> [YOUR OBJECTIVE]: Leave out the pictures and set down exactly the lines from the start of the listing through the one with "47, 48, 49, 50, 51, 52]", both included.

> [STORED DATA]:

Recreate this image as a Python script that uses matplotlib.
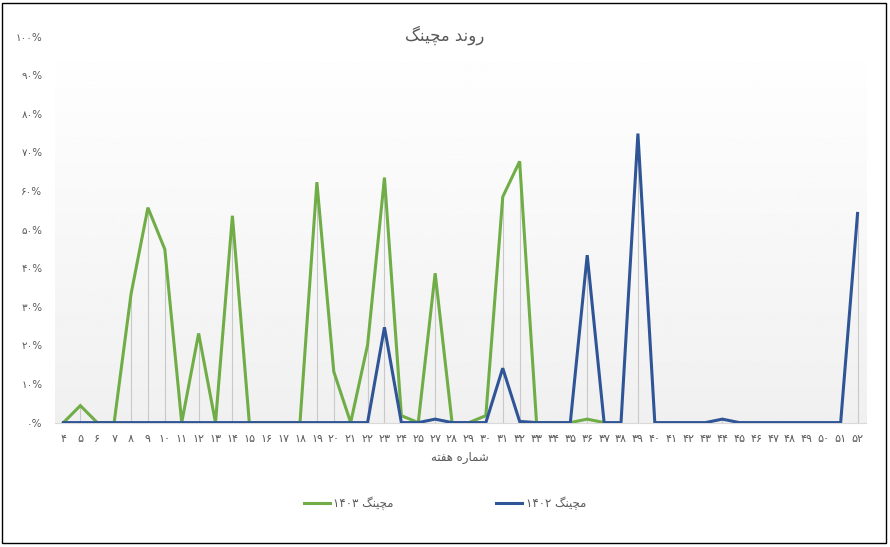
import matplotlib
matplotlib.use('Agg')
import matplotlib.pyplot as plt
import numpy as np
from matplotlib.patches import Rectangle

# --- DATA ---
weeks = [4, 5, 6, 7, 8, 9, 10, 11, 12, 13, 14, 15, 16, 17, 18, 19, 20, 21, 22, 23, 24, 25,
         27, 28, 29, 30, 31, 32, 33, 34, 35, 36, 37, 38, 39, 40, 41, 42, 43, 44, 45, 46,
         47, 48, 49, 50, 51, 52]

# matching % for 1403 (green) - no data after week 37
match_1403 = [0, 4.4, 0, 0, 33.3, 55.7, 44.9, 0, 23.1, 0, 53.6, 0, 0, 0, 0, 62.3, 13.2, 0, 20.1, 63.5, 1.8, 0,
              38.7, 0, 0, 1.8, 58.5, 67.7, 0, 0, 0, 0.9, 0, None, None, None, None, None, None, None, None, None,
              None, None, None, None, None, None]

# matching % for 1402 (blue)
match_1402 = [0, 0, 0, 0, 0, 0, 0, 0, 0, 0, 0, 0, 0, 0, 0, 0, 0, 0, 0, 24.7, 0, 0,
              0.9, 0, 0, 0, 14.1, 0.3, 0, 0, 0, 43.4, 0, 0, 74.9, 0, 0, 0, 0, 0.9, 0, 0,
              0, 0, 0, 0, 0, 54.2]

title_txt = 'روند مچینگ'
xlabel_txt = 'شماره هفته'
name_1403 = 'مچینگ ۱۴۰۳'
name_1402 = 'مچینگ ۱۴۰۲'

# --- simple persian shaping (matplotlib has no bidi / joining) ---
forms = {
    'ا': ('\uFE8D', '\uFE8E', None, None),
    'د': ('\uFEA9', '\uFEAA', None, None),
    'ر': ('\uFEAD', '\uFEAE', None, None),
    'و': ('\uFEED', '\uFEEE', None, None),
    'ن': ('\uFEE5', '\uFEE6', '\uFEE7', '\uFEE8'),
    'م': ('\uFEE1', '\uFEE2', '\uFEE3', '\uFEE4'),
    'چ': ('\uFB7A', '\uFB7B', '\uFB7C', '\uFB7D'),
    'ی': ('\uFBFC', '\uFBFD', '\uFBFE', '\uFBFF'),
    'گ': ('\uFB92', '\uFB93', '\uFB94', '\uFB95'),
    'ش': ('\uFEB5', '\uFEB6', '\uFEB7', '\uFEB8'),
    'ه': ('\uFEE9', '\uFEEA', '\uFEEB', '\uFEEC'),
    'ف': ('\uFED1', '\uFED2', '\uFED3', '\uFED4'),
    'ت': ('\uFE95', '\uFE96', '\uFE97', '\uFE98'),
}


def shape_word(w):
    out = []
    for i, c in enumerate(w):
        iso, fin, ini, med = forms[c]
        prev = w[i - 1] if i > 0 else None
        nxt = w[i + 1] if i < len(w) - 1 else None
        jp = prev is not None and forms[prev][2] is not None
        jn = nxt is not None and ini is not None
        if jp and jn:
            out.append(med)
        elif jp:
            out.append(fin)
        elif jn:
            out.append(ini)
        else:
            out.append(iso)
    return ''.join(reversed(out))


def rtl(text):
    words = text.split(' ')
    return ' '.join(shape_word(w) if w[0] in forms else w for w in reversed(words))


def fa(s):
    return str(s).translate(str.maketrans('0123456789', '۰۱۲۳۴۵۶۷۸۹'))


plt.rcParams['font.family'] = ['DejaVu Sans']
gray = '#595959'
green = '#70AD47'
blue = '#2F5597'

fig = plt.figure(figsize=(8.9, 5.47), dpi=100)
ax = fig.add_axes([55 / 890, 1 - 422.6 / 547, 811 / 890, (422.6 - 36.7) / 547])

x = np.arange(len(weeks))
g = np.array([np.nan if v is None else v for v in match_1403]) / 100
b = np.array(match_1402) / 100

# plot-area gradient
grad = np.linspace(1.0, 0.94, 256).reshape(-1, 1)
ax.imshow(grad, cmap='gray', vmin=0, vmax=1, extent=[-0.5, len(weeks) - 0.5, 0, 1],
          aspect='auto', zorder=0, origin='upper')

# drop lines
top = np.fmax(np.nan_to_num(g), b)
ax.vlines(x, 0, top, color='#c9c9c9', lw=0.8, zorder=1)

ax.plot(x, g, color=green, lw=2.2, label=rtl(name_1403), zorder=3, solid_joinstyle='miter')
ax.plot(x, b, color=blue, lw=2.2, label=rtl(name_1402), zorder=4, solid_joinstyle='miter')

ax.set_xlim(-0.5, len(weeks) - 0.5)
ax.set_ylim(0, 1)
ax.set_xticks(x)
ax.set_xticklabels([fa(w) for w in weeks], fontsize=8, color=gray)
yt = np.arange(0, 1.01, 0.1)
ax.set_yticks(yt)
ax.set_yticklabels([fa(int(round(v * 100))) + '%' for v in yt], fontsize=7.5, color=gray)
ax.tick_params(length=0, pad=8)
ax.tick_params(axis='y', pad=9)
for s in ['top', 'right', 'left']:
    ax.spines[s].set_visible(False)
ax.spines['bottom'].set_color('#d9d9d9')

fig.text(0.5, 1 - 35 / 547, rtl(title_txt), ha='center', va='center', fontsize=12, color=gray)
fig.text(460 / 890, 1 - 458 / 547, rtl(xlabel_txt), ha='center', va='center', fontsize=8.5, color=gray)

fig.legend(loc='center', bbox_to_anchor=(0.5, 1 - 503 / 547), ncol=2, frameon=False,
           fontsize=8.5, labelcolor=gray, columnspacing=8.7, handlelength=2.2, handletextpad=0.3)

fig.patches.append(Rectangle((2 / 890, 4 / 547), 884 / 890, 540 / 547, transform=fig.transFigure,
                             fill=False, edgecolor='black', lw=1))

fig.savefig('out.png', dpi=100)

> [FULL RESPONSE]:
Recreate this image as a Python script that uses matplotlib.
import matplotlib
matplotlib.use('Agg')
import matplotlib.pyplot as plt
import numpy as np
from matplotlib.patches import Rectangle

# --- DATA ---
weeks = [4, 5, 6, 7, 8, 9, 10, 11, 12, 13, 14, 15, 16, 17, 18, 19, 20, 21, 22, 23, 24, 25,
         27, 28, 29, 30, 31, 32, 33, 34, 35, 36, 37, 38, 39, 40, 41, 42, 43, 44, 45, 46,
         47, 48, 49, 50, 51, 52]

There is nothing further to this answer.